Contributions and Impact
- Hybrid Rendering Pipeline – First work to seamlessly integrate streamed foveated path tracing with an on‑the‑fly regenerated Gaussian splatting peripheral model for volumetric medical data.
- Depth‑Guided Reprojection for Latency Masking – Novel use of depth buffers to warp peripheral primitives, enabling decoupled update rates and robust handling of rapid head movements.
- Sub‑Second Peripheral Model Regeneration – Demonstrates that high‑quality Gaussian clouds can be built and refined in real time, eliminating the need for lengthy offline preprocessing.
The system opens new possibilities for medical education, pre‑operative planning, and patient communication, where clinicians can explore patient‑specific anatomy in VR with realistic lighting and immediate feedback to parameter changes.
Limitations and Future Work
- Reliance on Accurate Eye‑Tracking – The quality of the foveated region depends on low‑latency, high‑precision gaze data; errors could cause mis‑allocation of rendering resources.
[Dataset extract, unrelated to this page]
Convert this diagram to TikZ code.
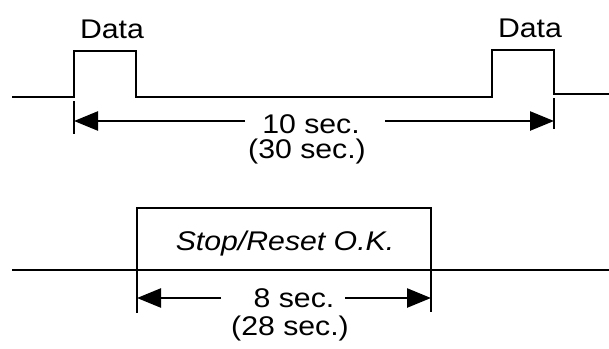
\documentclass[tikz,border=0pt]{standalone}
\usepackage{fontspec}
\setmainfont{Liberation Sans}[FakeStretch=1.12]
\usetikzlibrary{arrows.meta}
\begin{document}
\begin{tikzpicture}[x=1pt,y=-1pt,
  sig/.style={line width=2.5pt, line join=miter},
  tick/.style={line width=2.2pt},
  dimarrow/.style={line width=2.5pt, -{Triangle[length=24pt,width=19pt]}},
  lbl/.style={anchor=base, inner sep=0pt, font=\fontsize{27}{30}\selectfont},
  pulsebox/.style={draw, line width=2.5pt, minimum width=294pt, minimum height=62pt, inner sep=0pt}]
\path[use as bounding box] (0,0) rectangle (609,348);
% ---------- top signal ----------
\coordinate (s0) at (12,97);
\coordinate (p1a) at (74,97);
\coordinate (p1b) at (74,51);
\coordinate (p1c) at (136,51);
\coordinate (p1d) at (136,97);
\coordinate (p2a) at (492,97);
\coordinate (p2b) at (492,50);
\coordinate (p2c) at (554,50);
\coordinate (p2d) at (554,94);
\coordinate (s1) at (609,94);
\draw[sig] (s0) -- (p1a) -- (p1b) -- (p1c) -- (p1d) -- (p2a) -- (p2b) -- (p2c) -- (p2d) -- (s1);
\node[lbl] (d1) at (112,38) {Data};
\node[lbl] (d2) at (530,37) {Data};
% ticks
\coordinate (k1a) at (74,101);
\coordinate (k1b) at (74,134);
\coordinate (k2a) at (554,98);
\coordinate (k2b) at (554,129);
\draw[tick] (k1a) -- (k1b);
\draw[tick] (k2a) -- (k2b);
\node[lbl] (ten) at (311,133) {10 sec.};
\node[lbl] (thirty) at (307,158) {(30 sec.)};
\coordinate (a1s) at (245,121);
\coordinate (a1e) at (74,121);
\coordinate (a2s) at (385,121);
\coordinate (a2e) at (554,121);
\draw[dimarrow] (a1s) -- (a1e);
\draw[dimarrow] (a2s) -- (a2e);
% ---------- bottom signal ----------
\coordinate (b0) at (12,270);
\coordinate (b1) at (609,270);
\draw[sig] (b0) -- (b1);
\node[pulsebox] (box) at (284,239) {};
\node[lbl, font=\fontsize{27}{30}\selectfont\itshape] (stop) at (285,250) {Stop/Reset O.K.};
\coordinate (k3a) at (137,270);
\coordinate (k3b) at (137,313);
\coordinate (k4a) at (431,270);
\coordinate (k4b) at (431,312);
\draw[tick] (k3a) -- (k3b);
\draw[tick] (k4a) -- (k4b);
\node[lbl] (eight) at (294,307) {8 sec.};
\node[lbl] (twenty) at (290,335) {(28 sec.)};
\coordinate (a3s) at (221,298);
\coordinate (a3e) at (137,298);
\coordinate (a4s) at (345,298);
\coordinate (a4e) at (431,298);
\draw[dimarrow] (a3s) -- (a3e);
\draw[dimarrow] (a4s) -- (a4e);
\end{tikzpicture}
\end{document}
- Peripheral Detail Constraints – With only a few hundred Gaussians, extremely fine structures (e.g., tiny capillaries) may not be faithfully represented in the periphery.
- Potential Extensions – Incorporating multi‑scale Gaussian hierarchies, neural‑network‑based foveal‑to‑peripheral transfer, and more sophisticated denoising could further close the gap between peripheral and foveal fidelity.
In summary, the paper delivers a practical, high‑performance solution for immersive anatomical visualization that balances the competing demands of visual realism, interactivity, and hardware constraints, marking a significant step forward for VR‑based medical imaging.